In a 2009 speech, Gen. McChrystal stated:
There is another complexity that people do not understand and which the military have to learn:
I call it ‘[Counterinsurgency] mathematics’.
Intelligence will normally tell us how many insurgents are operating in an area.
Let us say that there are 10 in a certain area.
Following a military operation, two are killed.
How many insurgents are left?
Traditional mathematics would say that eight would be left, but there may only be two,
because six of the living eight may have said,
‘This business of insurgency is becoming dangerous so I am going to do something else.’
There are more likely to be as many as 20, because each one you killed has a brother, father, son and friends,
who do not necessarily think that they were killed because they were doing something wrong.
It does not matter – you killed them.
Suddenly, then, there may be 20, making the calculus of military operations very different.
Yet we are asking young corporals, sergeants and lieutenants to make those kinds of calculations and requiring them to understand the situation.

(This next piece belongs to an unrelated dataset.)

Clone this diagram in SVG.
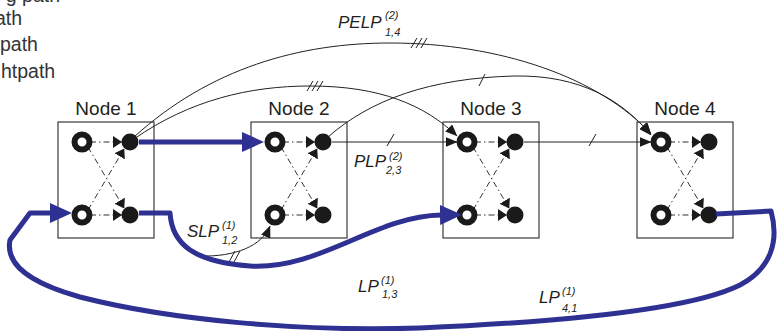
<svg xmlns="http://www.w3.org/2000/svg" xmlns:xlink="http://www.w3.org/1999/xlink" width="781" height="331" viewBox="0 0 781 331">
<style>
.box{fill:#fff;stroke:#3a3a3a;stroke-width:1.2}
.open{fill:#fff;stroke:#1a1a1a;stroke-width:6}
.fil{fill:#1a1a1a}
.dash{fill:none;stroke:#333;stroke-width:1;stroke-dasharray:6 3 1.5 3}
.thin{fill:none;stroke:#222;stroke-width:1}
.blue{fill:none;stroke:#2e3192;stroke-width:5;stroke-linejoin:round}
.txt{font-family:"Liberation Sans",Arial,sans-serif;font-size:19px;fill:#231f20}
.leg{font-family:"Liberation Sans",Arial,sans-serif;font-size:19.5px;fill:#333}
.it{font-family:"Liberation Sans",Arial,sans-serif;font-style:italic;font-size:17px;fill:#231f20}
.sm{font-family:"Liberation Sans",Arial,sans-serif;font-style:italic;font-size:11px;fill:#231f20}
</style>
<defs>
<marker id="sa" markerUnits="userSpaceOnUse" markerWidth="9" markerHeight="12" refX="8.5" refY="6" orient="auto"><path d="M0,0 L9,6 L0,12 z" fill="#1a1a1a"/></marker>
<marker id="ta" markerUnits="userSpaceOnUse" markerWidth="12" markerHeight="10" refX="11.5" refY="5" orient="auto"><path d="M0,0 L12,5 L0,10 z" fill="#1a1a1a"/></marker>
<marker id="ba" markerUnits="userSpaceOnUse" markerWidth="22" markerHeight="20" refX="1" refY="10" orient="auto"><path d="M0,0 L22,10 L0,20 z" fill="#2e3192"/></marker>
<g id="inner">
<rect class="box" x="0" y="0" width="96" height="116"/>
<line class="dash" x1="32" y1="20" x2="63.5" y2="20" marker-end="url(#sa)"/>
<line class="dash" x1="32" y1="93" x2="63.5" y2="93" marker-end="url(#sa)"/>
<line class="dash" x1="30" y1="25" x2="66" y2="86" marker-end="url(#sa)"/>
<line class="dash" x1="30" y1="88" x2="66" y2="27" marker-end="url(#sa)"/>
<circle class="open" cx="24" cy="20" r="7.5"/>
<circle class="open" cx="24" cy="93" r="7.5"/>
<circle class="fil" cx="72" cy="20" r="8.5"/>
<circle class="fil" cx="72" cy="93" r="8.5"/>
</g>
</defs>

<g id="legend">
<text class="leg" x="60" y="2" text-anchor="end">g path</text>
<text class="leg" x="22" y="25" text-anchor="end">ath</text>
<text class="leg" x="0" y="51">path</text>
<text class="leg" x="1" y="78">htpath</text>
</g>

<g id="node1"><text class="txt" x="106" y="115" text-anchor="middle">Node 1</text><use xlink:href="#inner" transform="translate(58,122)"/></g>
<g id="node2"><text class="txt" x="299" y="115" text-anchor="middle">Node 2</text><use xlink:href="#inner" transform="translate(251,122)"/></g>
<g id="node3"><text class="txt" x="491" y="115" text-anchor="middle">Node 3</text><use xlink:href="#inner" transform="translate(443,122)"/></g>
<g id="node4"><text class="txt" x="685" y="115" text-anchor="middle">Node 4</text><use xlink:href="#inner" transform="translate(637,122)"/></g>

<g id="connectors">
<path class="thin" d="M134,137 C210,68 300,43 390,43 C500,43 600,78 651,134" marker-end="url(#ta)"/>
<path class="thin" d="M134,139 C190,100 250,86 310,86 C380,86 425,105 457,136" marker-end="url(#ta)"/>
<path class="thin" d="M328,137 C370,100 430,78 515,76 C580,75 622,100 651,135" marker-end="url(#ta)"/>
<path class="thin" d="M332,142 L457,142" marker-end="url(#ta)"/>
<path class="thin" d="M524,142 L651,142" marker-end="url(#ta)"/>
<path class="thin" d="M200,256 C235,257 262,246 270,226" marker-end="url(#ta)"/>
<g class="thin">
<path d="M411,48 L417,38 M416,48 L422,38 M421,48 L427,38"/>
<path d="M307,91 L313,81 M312,91 L318,81 M317,91 L323,81"/>
<path d="M479,86 L485,74"/>
<path d="M387,146 L394,134"/>
<path d="M589,146 L596,134"/>
<path d="M229,262 L235,251 M234,262 L240,251"/>
</g>
<path class="blue" d="M139,142 L243,142" marker-end="url(#ba)"/>
<path class="blue" d="M139,213 L170,213 C172,245 195,262 250,266 C320,270 375,216 441,215" marker-end="url(#ba)"/>
<path class="blue" d="M716,214 L771,211 C779,240 772,268 740,285 C690,310 560,322 420,328 C300,332 170,320 80,297 C30,283 5,265 10,240 L30,213 L51,213" marker-end="url(#ba)"/>
</g>

<g id="labels">
<text class="it" x="338" y="28">PELP</text><text class="sm" x="385" y="19">(2)</text><text class="sm" x="385" y="36">1,4</text>
<text class="it" x="187" y="237">SLP</text><text class="sm" x="222" y="229">(1)</text><text class="sm" x="222" y="244">1,2</text>
<text class="it" x="354" y="167">PLP</text><text class="sm" x="389" y="160">(2)</text><text class="sm" x="386" y="174">2,3</text>
<text class="it" x="358" y="292">LP</text><text class="sm" x="381" y="284">(1)</text><text class="sm" x="382" y="298">1,3</text>
<text class="it" x="539" y="303">LP</text><text class="sm" x="562" y="295">(1)</text><text class="sm" x="562" y="312">4,1</text>
</g>
</svg>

They have to – there is no simple workaround.
It is that complex: where you build the well, what military operations to run, who you talk to.
Everything that you do is part of a complex system with expected and unexpected,
desired and undesired outcomes, and outcomes that you never find out about.
In my experience, I have found that the best answers and approaches may be counterintuitive;
i.e. the opposite of what it seems like you ought to do is what ought to be done.
When I am asked what approach we should take in Afghanistan, I say ‘humility’.[1]
I believe that the stakes are high for Afghanistan and for the region.
An unstable Afghanistan not only negatively affects what happens within its borders but also affects its neighbours.
Afghanistan is, in many ways, one of the keys to stability in south Asia.
A state that can provide its own security is important to all international security,
and certainly to that of the UK, the US and our international partnership.
The Afghan people are worth bothering about and they deserve that.
When does 32,200 – 60,000 = 109,000?
That seemingly inaccurate equation represents the estimated number of Islamist‐inspired terrorists when the war on terror began,
how many the U.S. has killed since 2015, and the number that fight today.
And it begs the question of just how can the terror ranks grow so fast when they’re being depleted so rapidly.
Israel’s strategy for defeating Hamas — destroying its military and political capabilities
to the point where the terrorist group can never again launch major attacks against Israeli civilians — is unlikely to work.
Indeed, Israel is likely already producing more terrorists than it’s killing.
To defeat terrorist groups like Hamas, it is important to separate the terrorists from the local population from which they emerge.
Otherwise, the current generation of terrorists can be killed, only to be replaced by a new, larger generation of terrorists in the future.
(This is described by experts as “counterinsurgency mathematics.” )
Although the principle — of separating the terror group from the broader population — is simple,
it is incredibly difficult to achieve in practice.
This is why Israel and the United States have waged major military operations that killed large numbers of existing terrorists
in the near term — but ultimately led to the rise of many more terrorists, often in a matter of months.